Transmission service revenue includes an estimate for unbilled revenues from service that has been provided but not billed by the end of an accounting period. Unbilled revenues are dependent upon a number of factors that require management’s judgment including estimates of transmission network load (for the MISO Regulated Operating Subsidiaries) and preliminary information provided by billing agents. Due to the seasonal fluctuations of actual load, the unbilled revenue amount generally increases during the spring and summer and decreases during the fall and winter. See Note 5 for information on changes in unbilled accounts receivable.
Formula Rate True-Up
The true-up mechanism under our Formula Rates is considered an alternative revenue program of a rate-regulated utility given it permits our Regulated Operating Subsidiaries to adjust future rates in response to past activities or completed events in order to collect our actual revenue requirements under our Formula Rates. In accordance with our accounting policy, only the current year origination of the true-up is reported as a Formula Rate true-up. See Note 6 for more information on our Formula Rates.
Other Services
Other services revenue consists of ancillary services relating to customer-owned plant, easement and rental revenues. A portion of other services revenue is treated as a revenue credit and taken as a reduction to gross revenue requirement when calculating net revenue requirement under our Formula Rates. Total other services revenue included in transmission and other services in the consolidated statements of comprehensive income was $4 million for the year ended December 31, 2024 and $6 million for each of the years ended December 31, 2023 and 2022.
5. ACCOUNTS RECEIVABLE
The following table presents the components of accounts receivable on the consolidated statements of financial position:
| | | | | | | | | | | | | | | |
| December 31, |
(In millions of USD) | 2024 | | 2023 | | | | |
Trade accounts receivable | $ | 2 | | | $ | 2 | | | | | |
Unbilled accounts receivable | 135 | | | 122 | | | | | |
| | | | | | | |
Other | 23 | | | 13 | | | | | |
Total accounts receivable | $ | 160 | | | $ | 137 | | | | | |
6. REGULATORY MATTERS
Cost-Based Formula Rates with True-Up Mechanism
Our Regulated Operating Subsidiaries recover expenses and earn an authorized return on and recover investments in property, plant and equipment using cost-based Formula Rates. Each of our Regulated Operating Subsidiaries separately calculates a transmission revenue requirement under their cost-based formula based on financial information specific to each company. The calculation of projected revenue requirement for a future period, generally a calendar year, is used to establish the transmission rate used for billing purposes. The transmission revenue requirements at our Regulated Operating Subsidiaries are set annually and remain in effect for a one-year period. By updating the inputs to the formula and resulting rates on an annual basis, the revenues at our Regulated Operating Subsidiaries reflect changing operational data and financial performance, including the amount of network load on their transmission systems (for our MISO Regulated Operating Subsidiaries), operating expenses and additions to property, plant and equipment when placed in service, among other items.
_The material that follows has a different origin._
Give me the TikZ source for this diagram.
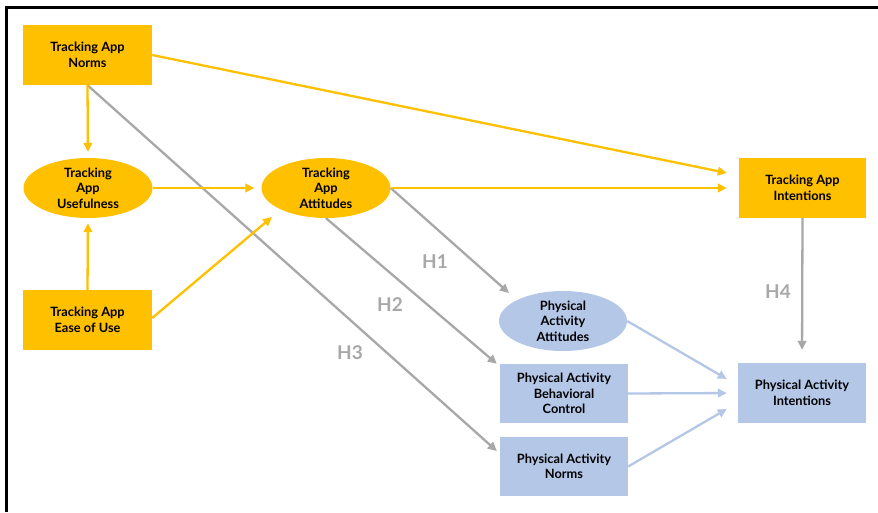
\documentclass[tikz,border=0pt]{standalone}
\usepackage{fontspec}
\setmainfont{Lato}
\usetikzlibrary{arrows.meta,shapes.geometric}
\definecolor{ty}{RGB}{255,192,0}
\definecolor{pb}{RGB}{180,199,231}
\definecolor{ga}{RGB}{168,168,168}
\definecolor{ba}{RGB}{180,199,231}
\begin{document}
\begin{tikzpicture}[x=1pt,y=1pt,
  lbl/.style={font=\bfseries\fontsize{12.8}{15.5}\selectfont, align=center, text=black, inner sep=0pt},
  ybox/.style={lbl, rectangle, fill=ty, minimum width=129pt, minimum height=60pt},
  yell/.style={lbl, ellipse, fill=ty, minimum width=129pt, minimum height=60pt},
  bbox/.style={lbl, rectangle, fill=pb, minimum width=128pt, minimum height=59pt},
  bell/.style={lbl, ellipse, fill=pb, minimum width=128pt, minimum height=60pt},
  arr/.style={line width=2.3pt, -{Triangle[length=9pt,width=8.5pt]}},
  yarr/.style={arr, draw=ty},
  garr/.style={arr, draw=ga},
  barr/.style={arr, draw=ba},
  hlab/.style={font=\bfseries\fontsize{19}{19}\selectfont, text=ga, inner sep=0pt}]
\useasboundingbox (0,0) rectangle (878,512);
\fill[white] (0,0) rectangle (878,512);
\draw[line width=3pt] (6,0) -- (6,504) -- (878,504);

\node[ybox] (na) at (87.5,457) {Tracking App\\Norms};
\node[yell] (tau) at (88,324) {Tracking\\App\\Usefulness};
\node[yell] (tatt) at (326,324) {Tracking\\App\\Attitudes};
\node[ybox] (tae) at (87.5,192) {Tracking App\\Ease of Use};
\node[ybox, minimum width=127pt] (tai) at (802.5,324) {Tracking App\\Intentions};
\node[bell] (paa) at (563,191) {Physical\\Activity\\Attitudes};
\node[bbox] (pbc) at (564,118.5) {Physical Activity\\Behavioral\\Control};
\node[bbox] (pan) at (564,45.5) {Physical Activity\\Norms};
\node[bbox, minimum height=60pt] (pai) at (802,119) {Physical Activity\\Intentions};

\node[hlab] (h1) at (435,250) {H1};
\node[hlab] (h2) at (390,207) {H2};
\node[hlab] (h3) at (350,159) {H3};
\node[hlab] (h4) at (778,220) {H4};

% grey
\draw[garr] (na.south) -- ([shift={(-3,15.5)}]pan.west);
\draw[garr] (tatt.south) -- ([shift={(-3,0)}]pbc.north west);
\draw[garr] (tatt.east) -- ([shift={(-54,28)}]paa.center);
\draw[garr, shorten >=13pt] (tai.south) -- (pai.north);

% yellow
\draw[yarr] (na.east) -- ([shift={(-12,15)}]tai.west);
\draw[yarr, shorten >=12pt] (tatt.east) -- (tai.west);
\draw[yarr, shorten >=6pt] (na.south) -- (tau.north);
\draw[yarr, shorten >=5pt] (tae.north) -- (tau.south);
\draw[yarr, shorten >=7pt] (tau.east) -- (tatt.west);
\draw[yarr] ([yshift=2pt]tae.east) -- ([shift={(-54,-29)}]tatt.center);

% blue
\draw[barr] (paa.east) -- ([shift={(-11,14)}]pai.west);
\draw[barr, shorten >=11pt] (pbc.east) -- (pai.west);
\draw[barr] (pan.east) -- ([shift={(-11,-16)}]pai.west);
\end{tikzpicture}
\end{document}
The formula used to derive the rates does not require further action or FERC filings each year, although the formula inputs remain subject to legal challenge at the FERC. Our Regulated Operating Subsidiaries will continue to use the formula to calculate their respective annual revenue requirements unless the FERC determines the resulting rates to be unjust and unreasonable and another mechanism is determined by the FERC to be just and reasonable. See Note 17 for details on the MISO ROE Complaints.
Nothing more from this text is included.